Analysts predict a $100 billion to $1 trillion price tag for the Mars mission. NASA's 2016 budget is $19.3 billion, hardly a modest sum, but the cost of the Mars venture would outstrip it, Justin Bachman wrote for to Bloomberg.
That is a large price tag for a NASA mission in America's post-Cold War space exploration budget, but the lack of a space race could actually prove an advantage if it led to savvy compromise on cost among governments and the private sector.
“I think everyone expects that a multinational coalition is going to be involved at some level,” Casey Dreier, advocacy director for the Planetary Society, a nonprofit that promotes space exploration, told Bloomberg.
The European Space Agency (ESA) may not want to send its own spacecraft to Mars, but it is not averse to collaboration with NASA that "will actually lead to having a European astronaut on a future space mission,” Nico Dettmann, head of ESA's development department, told Bloomberg at a collaborative event for the Orion program Nov. 30.
Orion is NASA's deep-space manned space project – a stepping stone to a Mars mission – that the agency plans to spend $6.77 billion on from 2015 to 2033 to build two new capsules. The ESA covered the $470 million-plus tab to build the initial module, with the work performed by Airbus Group in Europe.
Russia and China are also space-capable and could help sponsor a Mars mission. But Russia is reducing space spending, and the US has had trouble partnering with China in space. China has been barred from the International Space Station since 2011, when the IS Congress passed a law prohibiting official American contact with the Chinese space program due to concerns about national security, notes Time.com.
Any deals with international powers could also make it harder for President Obama's successor – or the president after that – from deciding that missions to Neptune or moon colonies serve the nation's interests better than a manned Mars mission.
"NASA isn’t going anywhere without private and international partners," Eric Berger wrote for The Houston Chronicle. "It simply can’t begin to afford an Apollo-like, go-it-alone, brute force mission to Mars."

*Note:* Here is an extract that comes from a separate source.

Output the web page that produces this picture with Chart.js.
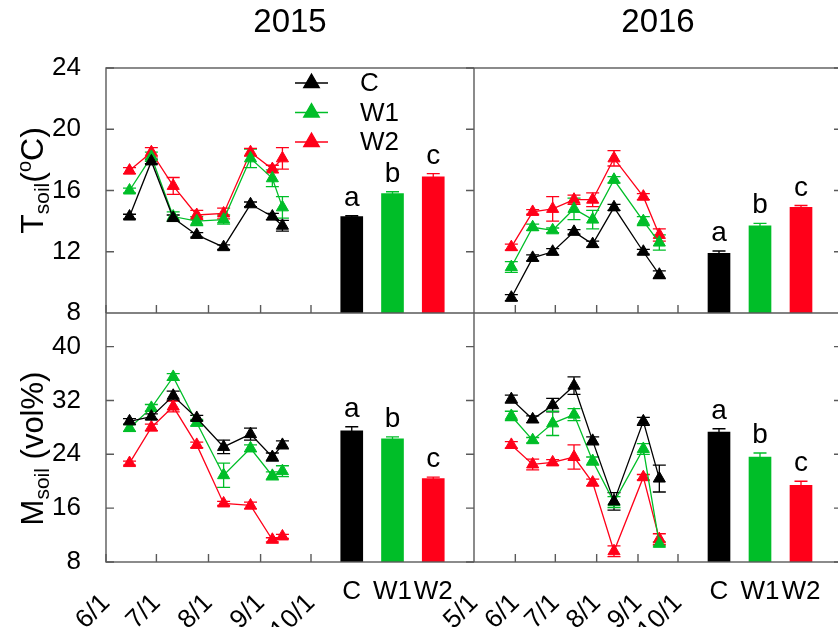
<!DOCTYPE html>
<html>
<head>
<meta charset="utf-8">
<script src="https://cdn.jsdelivr.net/npm/chart.js@4.4.0/dist/chart.umd.min.js"></script>
<style>
  html, body { margin: 0; padding: 0; background: #fff; overflow: hidden; }
  #wrap { position: relative; width: 852px; height: 627px; }
</style>
</head>
<body>
<div id="wrap"><canvas id="grafico" width="852" height="627"></canvas></div>
<script>
// fechas de muestreo
const fechas2015 = ['6/15', '6/28', '7/11', '7/25', '8/10', '8/26', '9/8', '9/14'];
const fechas2016 = ['5/29', '6/14', '6/29', '7/15', '7/29', '8/14', '9/5', '9/17'];
const meses2015 = ['6/1', '7/1', '8/1', '9/1', '10/1'];
const meses2016 = ['5/1', '6/1', '7/1', '8/1', '9/1', '10/1'];
const tratamientos = ['C', 'W1', 'W2'];
const letras = ['a', 'b', 'c'];
const colores = ['#000000', '#00be28', '#ff0019'];

// temperatura del suelo (oC)
const tC2015  = [14.3, 17.9, 14.2, 13.1, 12.3, 15.1, 14.3, 13.7];
const tW12015 = [16.0, 18.2, 14.3, 14.0, 14.1, 18.1, 16.8, 14.9];
const tW22015 = [17.3, 18.5, 16.3, 14.4, 14.5, 18.5, 17.4, 18.1];
const tC2016  = [9.0, 11.6, 12.0, 13.3, 12.5, 14.9, 12.0, 10.5];
const tW12016 = [11.0, 13.6, 13.4, 14.8, 14.1, 16.7, 14.0, 12.6];
const tW22016 = [12.3, 14.6, 14.8, 15.4, 15.4, 18.1, 15.6, 13.1];
const eTC2015  = [0.15, 0.15, 0.2, 0.15, 0.15, 0.15, 0.2, 0.35];
const eTW12015 = [0.15, 0.3, 0.3, 0.3, 0.3, 0.6, 0.55, 0.7];
const eTW22015 = [0.2, 0.3, 0.55, 0.3, 0.35, 0.25, 0.25, 0.7];
const eTC2016  = [0.2, 0.2, 0.2, 0.15, 0.2, 0.2, 0.15, 0.25];
const eTW12016 = [0.35, 0.2, 0.15, 0.7, 0.6, 0.2, 0.3, 0.5];
const eTW22016 = [0.2, 0.15, 0.8, 0.3, 0.45, 0.5, 0.2, 0.4];
const barT2015 = [14.3, 15.8, 16.9];
const barT2016 = [11.9, 13.7, 14.9];
const eBarT2015 = [0.05, 0.12, 0.2];
const eBarT2016 = [0.15, 0.15, 0.12];

// humedad del suelo (vol%)
const mC2015  = [28.9, 29.6, 32.7, 29.4, 25.1, 27.0, 23.6, 25.4];
const mW12015 = [27.9, 30.9, 35.5, 28.7, 20.9, 24.9, 20.8, 21.5];
const mW22015 = [22.7, 28.0, 31.1, 25.4, 16.7, 16.4, 11.3, 11.8];
const mC2016  = [32.2, 29.2, 31.3, 34.2, 26.0, 17.0, 28.9, 20.4];
const mW12016 = [29.7, 26.1, 28.6, 29.9, 23.0, 16.9, 24.8, 10.7];
const mW22016 = [25.4, 22.5, 22.8, 23.6, 19.8, 9.6, 20.6, 11.4];
const eMC2015  = [0.4, 0.4, 0.7, 0.4, 1.0, 0.9, 0.6, 0.6];
const eMW12015 = [0.5, 0.5, 0.5, 0.5, 1.8, 0.5, 0.6, 0.8];
const eMW22015 = [0.3, 0.5, 0.8, 0.4, 0.3, 0.5, 0.3, 0.3];
const eMC2016  = [0.6, 0.5, 1.0, 1.3, 0.6, 1.3, 0.6, 2.0];
const eMW12016 = [0.7, 0.4, 1.8, 0.9, 0.6, 0.8, 0.8, 0.3];
const eMW22016 = [0.5, 0.8, 0.4, 1.8, 0.5, 0.8, 0.4, 0.8];
const barM2015 = [27.5, 26.3, 20.4];
const barM2016 = [27.3, 23.6, 19.4];
const eBarM2015 = [0.6, 0.3, 0.2];
const eBarM2016 = [0.5, 0.6, 0.6];

const fuente = "'Liberation Sans', Arial, sans-serif";

// dias desde 1970 para un eje lineal de fechas
const dia = (anio, md) => {
  const [m, d] = md.split('/').map(Number);
  return Date.UTC(anio, m - 1, d) / 86400000;
};

// sin relleno extra por etiquetas, para que el area quede fija
const sinRelleno = (s) => { s.height = 65; s.paddingLeft = 0; s.paddingRight = 0; };

function ejeFecha(anio, meses, peso) {
  const valores = meses.map(m => dia(anio, m));
  return {
    type: 'linear', position: 'bottom', stack: 'x', stackWeight: peso,
    min: valores[0], max: valores[valores.length - 1],
    grid: { display: false }, border: { display: false },
    afterBuildTicks: (s) => { s.ticks = valores.map(v => ({ value: v })); },
    afterFit: sinRelleno,
    ticks: {
      autoSkip: false, minRotation: 45, maxRotation: 45, padding: 18, color: '#000',
      font: { family: fuente, size: 26 },
      callback: (v) => meses[valores.indexOf(v)] ?? ''
    }
  };
}

function ejeTrat(peso) {
  return {
    type: 'category', labels: ['', ...tratamientos, ''], offset: false,
    position: 'bottom', stack: 'x', stackWeight: peso,
    grid: { display: false, offset: false }, border: { display: false },
    afterFit: sinRelleno,
    ticks: {
      autoSkip: false, minRotation: 0, maxRotation: 0, padding: 6, color: '#000',
      font: { family: fuente, size: 26 }
    }
  };
}

function ejeY(min, max, paso, peso) {
  return {
    type: 'linear', position: 'left', stack: 'y', stackWeight: peso,
    min: min, max: max,
    grid: { display: false }, border: { display: false },
    afterBuildTicks: (s) => {
      const t = [];
      for (let v = min; v <= max; v += paso) t.push({ value: v });
      s.ticks = t;
    },
    afterFit: (s) => { s.width = 106; },
    ticks: { padding: 17, color: '#000', font: { family: fuente, size: 26 } }
  };
}

function serie(anio, fechas, valores, errores, color, xId, yId) {
  return {
    type: 'line', xAxisID: xId, yAxisID: yId,
    data: fechas.map((f, i) => ({ x: dia(anio, f), y: valores[i] })),
    borderColor: color, backgroundColor: color, borderWidth: 1.3,
    pointStyle: 'triangle', pointRadius: 7, pointBorderWidth: 1,
    pointBorderColor: color, pointBackgroundColor: color,
    errores: errores, colorError: color
  };
}

function barras(valores, errores, xId, yId) {
  return {
    type: 'bar', xAxisID: xId, yAxisID: yId, grouped: false,
    data: tratamientos.map((t, i) => ({ x: t, y: valores[i] })),
    backgroundColor: colores, barThickness: 22,
    errores: errores, colorError: colores, letras: letras
  };
}

// barras de error y letras de significancia
const errores = {
  id: 'errores',
  beforeDatasetsDraw(chart) {
    const ctx = chart.ctx;
    chart.data.datasets.forEach((ds, i) => {
      if (!ds.errores) return;
      const meta = chart.getDatasetMeta(i);
      const ys = chart.scales[ds.yAxisID];
      meta.data.forEach((el, j) => {
        const v = ds.data[j].y, e = ds.errores[j];
        const y1 = ys.getPixelForValue(v + e), y2 = ys.getPixelForValue(v - e);
        ctx.save();
        ctx.strokeStyle = Array.isArray(ds.colorError) ? ds.colorError[j] : ds.colorError;
        ctx.lineWidth = 1.3;
        ctx.beginPath();
        ctx.moveTo(el.x, y1); ctx.lineTo(el.x, y2);
        ctx.moveTo(el.x - 6.5, y1); ctx.lineTo(el.x + 6.5, y1);
        ctx.moveTo(el.x - 6.5, y2); ctx.lineTo(el.x + 6.5, y2);
        ctx.stroke();
        ctx.restore();
      });
    });
  },
  afterDatasetsDraw(chart) {
    const ctx = chart.ctx;
    chart.data.datasets.forEach((ds, i) => {
      if (!ds.letras) return;
      const meta = chart.getDatasetMeta(i);
      const ys = chart.scales[ds.yAxisID];
      meta.data.forEach((el, j) => {
        const y = ys.getPixelForValue(ds.data[j].y + ds.errores[j]);
        ctx.save();
        ctx.fillStyle = '#000';
        ctx.font = '28px ' + fuente;
        ctx.textAlign = 'center';
        ctx.textBaseline = 'alphabetic';
        ctx.fillText(ds.letras[j], el.x, y - 10);
        ctx.restore();
      });
    });
  }
};

// marco, marcas interiores, titulos y leyenda
const marco = {
  id: 'marco',
  afterDraw(chart) {
    const { ctx, chartArea: a, scales: s } = chart;
    ctx.save();
    ctx.strokeStyle = '#5a5a5a';
    ctx.lineWidth = 1.4;
    ctx.strokeRect(a.left, a.top, a.right - a.left, a.bottom - a.top);
    ctx.beginPath();
    ctx.moveTo(a.left, s.yT.bottom); ctx.lineTo(a.right, s.yT.bottom);
    ctx.moveTo(s.x16d.left, a.top); ctx.lineTo(s.x16d.left, a.bottom);
    const t = 8;
    ['yT', 'yM'].forEach(id => {
      const y = s[id];
      y.ticks.forEach(tk => {
        const py = y.getPixelForValue(tk.value);
        ctx.moveTo(a.left, py); ctx.lineTo(a.left + t, py);
        ctx.moveTo(s.x16d.left, py); ctx.lineTo(s.x16d.left - t, py);
        ctx.moveTo(a.right, py); ctx.lineTo(a.right - t, py);
      });
    });
    ['x15d', 'x16d'].forEach(id => {
      const x = s[id];
      x.ticks.forEach(tk => {
        const px = x.getPixelForValue(tk.value);
        ['yT', 'yM'].forEach(yId => {
          const b = s[yId].bottom;
          ctx.moveTo(px, b); ctx.lineTo(px, b - t);
        });
      });
    });
    ctx.stroke();

    // titulos de anio
    ctx.fillStyle = '#000';
    ctx.font = '33px ' + fuente;
    ctx.textAlign = 'center';
    ctx.textBaseline = 'middle';
    ctx.fillText('2015', (s.x15d.left + s.x15c.right) / 2, 23);
    ctx.fillText('2016', (s.x16d.left + s.x16c.right) / 2, 23);

    // titulos de eje con subindice
    const tituloY = (partes, cy) => {
      ctx.save();
      ctx.translate(43, cy);
      ctx.rotate(-Math.PI / 2);
      ctx.textAlign = 'left';
      ctx.textBaseline = 'alphabetic';
      let ancho = 0;
      partes.forEach(p => { ctx.font = p[1] + 'px ' + fuente; ancho += ctx.measureText(p[0]).width; });
      let x = -ancho / 2;
      partes.forEach(p => {
        ctx.font = p[1] + 'px ' + fuente;
        ctx.fillText(p[0], x, p[2]);
        x += ctx.measureText(p[0]).width;
      });
      ctx.restore();
    };
    tituloY([['T', 32, 0], ['soil', 21, 6], ['(', 32, 0], ['o', 20, -12], ['C)', 32, 0]], (s.yT.top + s.yT.bottom) / 2 - 10);
    tituloY([['M', 31, 0], ['soil', 21, 6], [' (vol%)', 31, 0]], (s.yM.top + s.yM.bottom) / 2 + 11);

    // leyenda
    const series = ['C', 'W1', 'W2'];
    series.forEach((nom, i) => {
      const y = s.yT.top + 15 + i * 29.5;
      const x0 = a.left + 189, x1 = a.left + 222;
      ctx.strokeStyle = colores[i];
      ctx.fillStyle = colores[i];
      ctx.lineWidth = 1.3;
      ctx.beginPath(); ctx.moveTo(x0, y); ctx.lineTo(x1, y); ctx.stroke();
      Chart.helpers.drawPoint(ctx, { pointStyle: 'triangle', radius: 9, rotation: 0, borderWidth: 1 }, (x0 + x1) / 2, y);
      ctx.fillStyle = '#000';
      ctx.font = '26px ' + fuente;
      ctx.textAlign = 'left';
      ctx.textBaseline = 'middle';
      ctx.fillText(nom, a.left + 254, y + 1);
    });
    ctx.restore();
  }
};

const datos = {
  datasets: [
    serie(2015, fechas2015, tC2015, eTC2015, colores[0], 'x15d', 'yT'),
    serie(2015, fechas2015, tW12015, eTW12015, colores[1], 'x15d', 'yT'),
    serie(2015, fechas2015, tW22015, eTW22015, colores[2], 'x15d', 'yT'),
    serie(2016, fechas2016, tC2016, eTC2016, colores[0], 'x16d', 'yT'),
    serie(2016, fechas2016, tW12016, eTW12016, colores[1], 'x16d', 'yT'),
    serie(2016, fechas2016, tW22016, eTW22016, colores[2], 'x16d', 'yT'),
    serie(2015, fechas2015, mC2015, eMC2015, colores[0], 'x15d', 'yM'),
    serie(2015, fechas2015, mW12015, eMW12015, colores[1], 'x15d', 'yM'),
    serie(2015, fechas2015, mW22015, eMW22015, colores[2], 'x15d', 'yM'),
    serie(2016, fechas2016, mC2016, eMC2016, colores[0], 'x16d', 'yM'),
    serie(2016, fechas2016, mW12016, eMW12016, colores[1], 'x16d', 'yM'),
    serie(2016, fechas2016, mW22016, eMW22016, colores[2], 'x16d', 'yM'),
    barras(barT2015, eBarT2015, 'x15c', 'yT'),
    barras(barT2016, eBarT2016, 'x16c', 'yT'),
    barras(barM2015, eBarM2015, 'x15c', 'yM'),
    barras(barM2016, eBarM2016, 'x16c', 'yM')
  ]
};

const config = {
  type: 'line',
  data: datos,
  options: {
    responsive: false,
    animation: false,
    layout: { padding: { top: 68, left: 0, right: 10, bottom: 0 } },
    plugins: { legend: { display: false }, tooltip: { enabled: false } },
    scales: {
      yT: Object.assign(ejeY(8, 24, 4, 245), { weight: 1 }),
      yM: Object.assign(ejeY(8, 45, 8, 249), { weight: 0 }),
      x15d: ejeFecha(2015, meses2015, 205),
      x15c: ejeTrat(163),
      x16d: ejeFecha(2016, meses2016, 204),
      x16c: ejeTrat(164)
    }
  },
  plugins: [errores, marco]
};

const myChart = new Chart(document.getElementById('grafico'), config);
</script>
</body>
</html>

Foreign governments and their deep pockets are an important option to consider, but the private sector may also become a key player. Several companies are rapidly coming up to speed on what it takes to launch a spacecraft, and they may be able to do it more cheaply than NASA or the ESA by NASA's 2030 mission goal.

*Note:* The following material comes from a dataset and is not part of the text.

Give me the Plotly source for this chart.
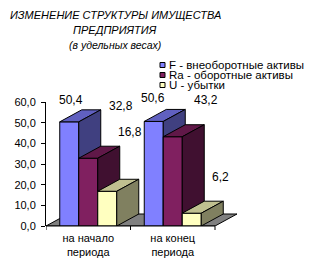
import plotly.graph_objects as go

# ---------------- data ----------------
categories = ["на начало<br>периода", "на конец<br>периода"]
series_names = ["F - внеоборотные активы", "Ra - оборотные активы", "U - убытки"]
F_values = [50.4, 50.6]
Ra_values = [32.8, 43.2]
U_values = [16.8, 6.2]
value_labels_F = ["50,4", "50,6"]
value_labels_Ra = ["32,8", "43,2"]
value_labels_U = ["16,8", "6,2"]
y_ticks = [0, 10, 20, 30, 40, 50, 60]

# ---------------- styles ----------------
FONT = "Liberation Sans, Arial, sans-serif"
front_colors = ["#8080FF", "#802060", "#FFFFC0"]
top_colors = ["#6060C0", "#601848", "#C0C090"]
side_colors = ["#404080", "#401030", "#808060"]
floor_color = "#808080"

W, H = 312, 271
L, T = 46, 102          # plot left / top (px)
PW, PH = 200, 124       # plot width / height (px)
B = H - T - PH
R = W - L - PW
X0, X1cat = -0.5, 1.5   # category axis span
ux = (215 - 46) / (X1cat - X0)   # px per x unit
XMAX = X0 + PW / ux
YMAX = 60
uy = PH / YMAX
DEPTH_DX = 22 / ux
DEPTH_DY = 12 / uy
BAR_W = 19 / ux

# label pixel offsets (dx, dy) relative to bar front-top centre
label_offsets = {
    0: [(2, 22), (-1, 23)],
    1: [(33, 52), (33, 37)],
    2: [(23, 59), (29, 36)],
}


def px2paper(x, y):
    return (x - L) / PW, (T + PH - y) / PH


fig = go.Figure()


def poly(xs, ys, color):
    fig.add_trace(go.Scatter(
        x=xs + [xs[0]], y=ys + [ys[0]], mode="lines", fill="toself",
        fillcolor=color, line=dict(color="black", width=1),
        hoverinfo="skip", showlegend=False))


# floor
poly([X0, X1cat, X1cat + DEPTH_DX, X0 + DEPTH_DX],
     [0, 0, DEPTH_DY, DEPTH_DY], floor_color)

all_values = [F_values, Ra_values, U_values]
all_labels = [value_labels_F, value_labels_Ra, value_labels_U]

for ci in range(len(categories)):
    for si in range(3):
        v = all_values[si][ci]
        x_left = ci - 1.5 * BAR_W + si * BAR_W
        x_right = x_left + BAR_W
        # front
        poly([x_left, x_right, x_right, x_left], [0, 0, v, v], front_colors[si])
        # top
        poly([x_left, x_right, x_right + DEPTH_DX, x_left + DEPTH_DX],
             [v, v, v + DEPTH_DY, v + DEPTH_DY], top_colors[si])
        # side
        poly([x_right, x_right + DEPTH_DX, x_right + DEPTH_DX, x_right],
             [0, DEPTH_DY, v + DEPTH_DY, v], side_colors[si])
        dxp, dyp = label_offsets[si][ci]
        fig.add_annotation(x=(x_left + x_right) / 2, y=v, text=all_labels[si][ci],
                           showarrow=False, xshift=dxp, yshift=dyp,
                           font=dict(family=FONT, size=12, color="black"))

# x axis line and tick marks
fig.add_shape(type="line", xref="x", yref="paper", x0=X0, x1=X1cat, y0=0, y1=0,
              line=dict(color="black", width=1))
for xv in [X0, 0.5, X1cat]:
    fig.add_shape(type="line", xref="x", yref="paper", x0=xv, x1=xv, y0=0, y1=-4 / PH,
                  line=dict(color="black", width=1))

# title
for txt, yc, sz in [("ИЗМЕНЕНИЕ СТРУКТУРЫ ИМУЩЕСТВА", 15, 11),
                    ("ПРЕДПРИЯТИЯ", 30, 11),
                    ("(в удельных весах)", 45, 10.5)]:
    px_, py_ = px2paper(115, yc)
    fig.add_annotation(x=px_, y=py_, xref="paper", yref="paper", text="<i>" + txt + "</i>",
                       showarrow=False, xanchor="center", yanchor="middle",
                       font=dict(family=FONT, size=sz, color="black"))

# legend
for i, name in enumerate(series_names):
    yc = 65 + 10 * i
    sx0, sy0 = px2paper(160, yc - 2.5)
    sx1, sy1 = px2paper(165, yc + 2.5)
    fig.add_shape(type="rect", xref="paper", yref="paper", x0=sx0, x1=sx1, y0=sy1, y1=sy0,
                  fillcolor=front_colors[i], line=dict(color="black", width=1))
    tx, ty = px2paper(166.5, yc)
    fig.add_annotation(x=tx, y=ty, xref="paper", yref="paper", text=name,
                       showarrow=False, xanchor="left", yanchor="middle",
                       font=dict(family=FONT, size=11.5, color="black"))

fig.update_layout(
    width=W, height=H, margin=dict(l=L, r=R, t=T, b=B),
    paper_bgcolor="white", plot_bgcolor="white",
    separators=", ", showlegend=False,
    font=dict(family=FONT, size=11, color="black"),
)
fig.update_xaxes(range=[X0, XMAX], tickvals=[0, 1], ticktext=categories,
                 ticks="", showline=False, showgrid=False, zeroline=False,
                 ticklabelstandoff=4,
                 tickfont=dict(family=FONT, size=11, color="black"))
fig.update_yaxes(range=[0, YMAX], tickvals=y_ticks, tickformat=".1f",
                 ticks="outside", ticklen=4, tickcolor="black",
                 showline=True, linecolor="black", linewidth=1,
                 showgrid=False, zeroline=False, ticklabelstandoff=3,
                 tickfont=dict(family=FONT, size=11, color="black"))

fig.write_html("out.html")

The 2015 launch – and more importantly, safe landing – of a reusable rocket by SpaceX (and a test launch by Blue Origin) represent options for less expensive space travel. Reusing expensive rocket parts to fly another day has been a NASA goal for 30 years, but private companies are finding ways to do it.
This proves that American excitement about Mars could give companies the interest and flexibility to contribute to a Mars mission. There is evidence that space enthusiasts such as Elon Musk and Jim Bezos are already be thinking in that direction, wrote The Christian Science Monitor's Pete Spotts:
Privately-owned aerospace companies owned by wealthy visionaries are taking up the challenge, free of Wall Street demands for quick returns on investment or of the intense scrutiny of annual federal budget cycles. SpaceX founder and chief designer, Elon Musk, has indicated that reusable rockets could cut the cost per pound to between $10 and $500 per pound, depending on the number of launches a year.
It wouldn't be another space race, but NASA might fly to Mars less expensively with the good wishes – and cash – of other nations and private companies.